Thursday, January 27, 2011
Employees First, Customers Second - Book Review
I chose to read this book which I first noticed in the "Management" section of the airport bookstore. I usually stay away from the MBA type books because, as all true scientists, I find it a little too esoteric for my taste. But the title intrigued me because conventional MBA philosophy advocates the opposite; "customer is king" is the mantra that is sold under different labels. It seemed a little contrary to my usual bias and I was curious to see what was inside.
Vineet Nayar, the author, took charge as CEO of HCL Technologies in 2005, at a time when the company was doing quite well in its stable position among the major IT rivals. Five years later, the company is one of the fastest growing companies which tripled its revenues, halved its attrition rate and grew its customer-base five-fold. All this in a period marked by one of the most severe recessions in recent history. The book provides the blueprint for this transformation.
In retrospect, a clear formula emerged for this radical transformation which included phases such as Mirror, Mirror; Trust through transparency; Inverting the pyramid and Recasting the role of the CEO. But the journey to transform a large, profitable company into a dynamic, forward-looking organization required a lot of courage and faith in its employees. Nayar shows through his simple narration, how it is possible to come up with totally new strategies that are focused on employees who are in the so-called "value-zone", the critical interface with clients.

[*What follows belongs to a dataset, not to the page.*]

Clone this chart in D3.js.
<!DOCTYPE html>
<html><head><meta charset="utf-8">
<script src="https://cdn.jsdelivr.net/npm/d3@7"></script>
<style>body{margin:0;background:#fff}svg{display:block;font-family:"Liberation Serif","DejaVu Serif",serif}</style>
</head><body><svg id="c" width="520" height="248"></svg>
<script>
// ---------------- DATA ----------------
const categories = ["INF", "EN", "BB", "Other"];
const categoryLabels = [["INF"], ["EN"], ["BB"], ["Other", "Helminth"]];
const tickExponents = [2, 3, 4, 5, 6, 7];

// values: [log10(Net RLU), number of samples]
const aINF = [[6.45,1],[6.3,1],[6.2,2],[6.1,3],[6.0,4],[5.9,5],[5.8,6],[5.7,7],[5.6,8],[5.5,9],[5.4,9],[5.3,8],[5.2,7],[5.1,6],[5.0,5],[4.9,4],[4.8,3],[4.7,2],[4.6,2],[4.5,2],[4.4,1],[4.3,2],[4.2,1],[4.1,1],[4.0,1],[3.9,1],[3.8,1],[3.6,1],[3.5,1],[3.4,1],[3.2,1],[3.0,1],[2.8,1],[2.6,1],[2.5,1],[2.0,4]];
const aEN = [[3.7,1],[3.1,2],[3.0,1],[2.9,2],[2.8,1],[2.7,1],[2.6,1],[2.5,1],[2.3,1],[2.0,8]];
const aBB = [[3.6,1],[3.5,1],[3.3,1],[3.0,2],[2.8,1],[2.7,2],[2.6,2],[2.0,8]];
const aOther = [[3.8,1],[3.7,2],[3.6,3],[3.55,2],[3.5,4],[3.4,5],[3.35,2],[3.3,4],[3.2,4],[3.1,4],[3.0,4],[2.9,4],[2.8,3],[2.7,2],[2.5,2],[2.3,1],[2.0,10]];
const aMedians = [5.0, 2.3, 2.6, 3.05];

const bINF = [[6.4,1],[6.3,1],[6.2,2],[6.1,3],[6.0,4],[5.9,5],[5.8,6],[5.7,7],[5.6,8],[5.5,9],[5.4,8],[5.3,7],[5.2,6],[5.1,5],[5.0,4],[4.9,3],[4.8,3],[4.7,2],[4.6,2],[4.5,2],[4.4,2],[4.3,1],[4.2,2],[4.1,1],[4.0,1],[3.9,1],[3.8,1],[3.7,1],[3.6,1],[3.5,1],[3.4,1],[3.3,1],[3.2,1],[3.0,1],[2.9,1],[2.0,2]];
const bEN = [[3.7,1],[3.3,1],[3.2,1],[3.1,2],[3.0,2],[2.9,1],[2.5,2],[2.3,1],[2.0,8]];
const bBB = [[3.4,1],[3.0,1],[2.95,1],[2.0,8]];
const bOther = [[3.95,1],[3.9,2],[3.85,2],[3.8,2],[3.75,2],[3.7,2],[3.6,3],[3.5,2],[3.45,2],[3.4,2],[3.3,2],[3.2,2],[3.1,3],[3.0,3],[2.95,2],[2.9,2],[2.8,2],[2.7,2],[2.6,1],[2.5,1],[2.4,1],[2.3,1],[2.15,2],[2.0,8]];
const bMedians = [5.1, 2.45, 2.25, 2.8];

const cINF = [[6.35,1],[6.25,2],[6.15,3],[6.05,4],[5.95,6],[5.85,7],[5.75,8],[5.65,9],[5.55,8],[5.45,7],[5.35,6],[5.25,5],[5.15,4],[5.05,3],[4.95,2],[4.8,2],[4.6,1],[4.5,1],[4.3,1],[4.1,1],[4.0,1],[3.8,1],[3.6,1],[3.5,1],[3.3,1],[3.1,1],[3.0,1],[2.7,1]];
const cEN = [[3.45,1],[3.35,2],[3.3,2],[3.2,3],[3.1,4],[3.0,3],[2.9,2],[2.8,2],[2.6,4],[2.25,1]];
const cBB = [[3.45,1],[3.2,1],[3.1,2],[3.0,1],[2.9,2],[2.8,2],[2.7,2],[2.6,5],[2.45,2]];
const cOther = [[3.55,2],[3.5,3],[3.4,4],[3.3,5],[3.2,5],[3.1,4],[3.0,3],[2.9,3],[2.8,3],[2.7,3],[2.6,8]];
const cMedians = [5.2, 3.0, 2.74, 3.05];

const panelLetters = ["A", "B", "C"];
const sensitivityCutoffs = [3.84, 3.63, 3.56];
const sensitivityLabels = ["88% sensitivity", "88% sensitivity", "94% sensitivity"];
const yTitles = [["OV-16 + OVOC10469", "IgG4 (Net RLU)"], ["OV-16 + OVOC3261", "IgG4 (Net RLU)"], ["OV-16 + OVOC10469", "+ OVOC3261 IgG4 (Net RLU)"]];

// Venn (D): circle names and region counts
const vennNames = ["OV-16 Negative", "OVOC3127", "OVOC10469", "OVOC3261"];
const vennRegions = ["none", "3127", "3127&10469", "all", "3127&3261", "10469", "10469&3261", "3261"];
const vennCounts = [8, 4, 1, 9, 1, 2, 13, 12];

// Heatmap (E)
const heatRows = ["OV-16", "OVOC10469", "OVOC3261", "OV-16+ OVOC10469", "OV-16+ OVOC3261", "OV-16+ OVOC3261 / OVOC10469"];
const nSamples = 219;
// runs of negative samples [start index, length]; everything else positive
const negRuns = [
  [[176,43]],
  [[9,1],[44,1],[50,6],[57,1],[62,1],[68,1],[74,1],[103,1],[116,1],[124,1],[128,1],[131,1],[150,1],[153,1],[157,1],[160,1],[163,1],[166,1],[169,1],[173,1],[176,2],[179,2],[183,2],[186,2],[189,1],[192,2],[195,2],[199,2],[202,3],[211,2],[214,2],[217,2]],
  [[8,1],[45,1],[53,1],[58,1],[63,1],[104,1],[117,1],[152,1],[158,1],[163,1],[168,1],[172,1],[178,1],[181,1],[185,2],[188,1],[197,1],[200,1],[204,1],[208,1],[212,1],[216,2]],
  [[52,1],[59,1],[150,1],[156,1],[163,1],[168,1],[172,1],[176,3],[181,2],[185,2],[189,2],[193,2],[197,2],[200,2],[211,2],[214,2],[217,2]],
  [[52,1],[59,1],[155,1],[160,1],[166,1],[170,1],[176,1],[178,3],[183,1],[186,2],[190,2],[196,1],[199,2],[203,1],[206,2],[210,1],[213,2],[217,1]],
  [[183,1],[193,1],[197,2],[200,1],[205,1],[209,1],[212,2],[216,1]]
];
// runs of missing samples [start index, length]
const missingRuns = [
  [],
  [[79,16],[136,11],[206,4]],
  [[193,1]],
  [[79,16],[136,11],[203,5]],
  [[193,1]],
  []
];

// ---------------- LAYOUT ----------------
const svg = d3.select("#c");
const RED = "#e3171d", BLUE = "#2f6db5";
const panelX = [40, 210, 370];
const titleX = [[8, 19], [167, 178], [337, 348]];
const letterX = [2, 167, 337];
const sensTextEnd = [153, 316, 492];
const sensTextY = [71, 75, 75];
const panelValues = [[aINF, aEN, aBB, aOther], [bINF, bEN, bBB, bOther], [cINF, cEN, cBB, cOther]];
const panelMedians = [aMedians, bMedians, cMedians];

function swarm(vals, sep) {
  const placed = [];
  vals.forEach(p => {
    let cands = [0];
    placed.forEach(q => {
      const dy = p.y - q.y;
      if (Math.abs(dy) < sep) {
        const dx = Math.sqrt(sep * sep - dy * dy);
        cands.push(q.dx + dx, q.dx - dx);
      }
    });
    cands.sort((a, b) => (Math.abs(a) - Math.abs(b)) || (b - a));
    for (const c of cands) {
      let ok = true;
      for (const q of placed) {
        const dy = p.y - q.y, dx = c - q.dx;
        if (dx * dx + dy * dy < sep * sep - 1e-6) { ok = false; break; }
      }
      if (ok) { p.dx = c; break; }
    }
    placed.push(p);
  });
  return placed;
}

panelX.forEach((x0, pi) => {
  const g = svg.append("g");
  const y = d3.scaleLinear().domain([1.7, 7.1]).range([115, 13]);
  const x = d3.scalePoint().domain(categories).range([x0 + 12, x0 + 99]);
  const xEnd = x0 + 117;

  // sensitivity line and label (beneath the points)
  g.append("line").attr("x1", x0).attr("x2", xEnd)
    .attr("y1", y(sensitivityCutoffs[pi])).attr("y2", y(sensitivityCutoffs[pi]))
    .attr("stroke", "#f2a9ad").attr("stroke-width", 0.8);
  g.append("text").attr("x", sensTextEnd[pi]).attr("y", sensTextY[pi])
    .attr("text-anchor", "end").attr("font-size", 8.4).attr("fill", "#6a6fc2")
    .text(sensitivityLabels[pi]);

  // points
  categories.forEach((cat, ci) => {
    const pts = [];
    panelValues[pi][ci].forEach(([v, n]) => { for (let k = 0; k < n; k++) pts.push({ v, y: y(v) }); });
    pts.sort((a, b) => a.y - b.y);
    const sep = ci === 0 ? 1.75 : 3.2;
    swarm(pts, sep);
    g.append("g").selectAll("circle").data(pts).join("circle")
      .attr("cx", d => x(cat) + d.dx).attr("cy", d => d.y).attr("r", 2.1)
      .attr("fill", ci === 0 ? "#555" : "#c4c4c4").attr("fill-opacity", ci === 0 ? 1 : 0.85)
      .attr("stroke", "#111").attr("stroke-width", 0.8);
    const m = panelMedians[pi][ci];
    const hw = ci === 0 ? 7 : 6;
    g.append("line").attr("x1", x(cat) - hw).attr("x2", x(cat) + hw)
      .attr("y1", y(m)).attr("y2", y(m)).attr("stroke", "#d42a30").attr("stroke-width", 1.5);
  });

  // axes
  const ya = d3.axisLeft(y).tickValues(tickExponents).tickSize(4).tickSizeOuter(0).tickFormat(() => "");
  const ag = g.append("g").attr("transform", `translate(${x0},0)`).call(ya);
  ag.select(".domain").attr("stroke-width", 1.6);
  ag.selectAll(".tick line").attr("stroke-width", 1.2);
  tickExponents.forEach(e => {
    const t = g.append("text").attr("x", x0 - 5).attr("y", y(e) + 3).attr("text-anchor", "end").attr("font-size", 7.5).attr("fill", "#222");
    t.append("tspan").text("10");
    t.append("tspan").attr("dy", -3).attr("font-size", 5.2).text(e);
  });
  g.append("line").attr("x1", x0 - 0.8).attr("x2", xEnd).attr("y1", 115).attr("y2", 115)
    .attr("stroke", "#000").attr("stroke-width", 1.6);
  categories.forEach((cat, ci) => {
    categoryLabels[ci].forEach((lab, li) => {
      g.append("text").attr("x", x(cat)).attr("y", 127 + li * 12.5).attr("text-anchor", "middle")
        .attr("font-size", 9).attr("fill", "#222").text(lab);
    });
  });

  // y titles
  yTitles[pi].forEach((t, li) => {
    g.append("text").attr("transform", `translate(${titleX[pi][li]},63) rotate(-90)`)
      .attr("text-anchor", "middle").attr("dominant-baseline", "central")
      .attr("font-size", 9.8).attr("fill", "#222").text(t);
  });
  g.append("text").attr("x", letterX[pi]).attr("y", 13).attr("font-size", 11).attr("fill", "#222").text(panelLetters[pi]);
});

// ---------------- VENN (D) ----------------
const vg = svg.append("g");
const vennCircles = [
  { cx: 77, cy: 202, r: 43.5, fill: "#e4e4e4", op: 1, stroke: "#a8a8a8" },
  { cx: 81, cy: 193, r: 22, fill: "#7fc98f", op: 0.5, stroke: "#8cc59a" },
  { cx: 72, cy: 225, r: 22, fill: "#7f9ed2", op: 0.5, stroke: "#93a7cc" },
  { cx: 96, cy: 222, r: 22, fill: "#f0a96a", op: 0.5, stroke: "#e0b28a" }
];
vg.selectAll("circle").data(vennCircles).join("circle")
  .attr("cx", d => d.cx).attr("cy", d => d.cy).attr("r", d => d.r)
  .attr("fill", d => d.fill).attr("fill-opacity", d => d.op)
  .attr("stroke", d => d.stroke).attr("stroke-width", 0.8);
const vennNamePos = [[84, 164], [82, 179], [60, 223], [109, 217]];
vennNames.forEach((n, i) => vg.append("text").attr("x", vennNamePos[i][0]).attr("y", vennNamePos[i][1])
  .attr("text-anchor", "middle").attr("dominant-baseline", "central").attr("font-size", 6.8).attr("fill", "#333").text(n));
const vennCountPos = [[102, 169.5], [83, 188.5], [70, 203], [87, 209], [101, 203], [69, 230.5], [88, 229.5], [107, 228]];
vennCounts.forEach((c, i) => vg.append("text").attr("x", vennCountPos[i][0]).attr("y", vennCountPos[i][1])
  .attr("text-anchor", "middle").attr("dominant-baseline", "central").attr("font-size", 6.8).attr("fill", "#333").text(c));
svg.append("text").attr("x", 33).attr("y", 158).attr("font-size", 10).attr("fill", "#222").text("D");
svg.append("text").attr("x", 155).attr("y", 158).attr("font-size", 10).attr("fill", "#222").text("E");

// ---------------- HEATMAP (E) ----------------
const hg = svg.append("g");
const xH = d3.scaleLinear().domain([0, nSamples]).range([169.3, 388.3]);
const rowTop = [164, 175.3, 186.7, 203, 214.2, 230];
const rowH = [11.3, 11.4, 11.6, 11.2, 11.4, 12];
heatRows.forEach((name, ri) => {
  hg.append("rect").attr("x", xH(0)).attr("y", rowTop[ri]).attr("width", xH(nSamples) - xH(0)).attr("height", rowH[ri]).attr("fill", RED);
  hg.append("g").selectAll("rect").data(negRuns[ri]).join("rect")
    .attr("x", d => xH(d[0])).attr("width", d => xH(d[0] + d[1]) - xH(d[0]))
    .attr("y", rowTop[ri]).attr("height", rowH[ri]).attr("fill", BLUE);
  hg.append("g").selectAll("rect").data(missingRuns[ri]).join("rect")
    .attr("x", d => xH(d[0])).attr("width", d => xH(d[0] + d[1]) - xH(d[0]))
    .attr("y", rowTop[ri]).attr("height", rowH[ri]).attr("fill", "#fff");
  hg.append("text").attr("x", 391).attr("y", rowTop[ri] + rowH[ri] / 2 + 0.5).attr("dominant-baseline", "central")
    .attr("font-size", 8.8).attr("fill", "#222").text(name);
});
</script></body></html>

With several initiatives with catchy titles such as Smart Service Desk, U&I,employee first councils and a revolutionary way of implementing 360 degree feedback, change of a unprecedented magnitude was enabled in a company with 55000 employees. With employees fully engaged and trusting, it is no wonder that HCLT is hurtling towards even greater heights.
Personally, it took me while to complete this book, but I also did not want to read it only half-way. As a former disgruntled employee of large corporations where I felt the greatest threat was in disengagement, the first symptom of further failure, I knew how little the management cares or can do about this. This book points to one option of how turning the entire management philosophy upside down, can work wonders.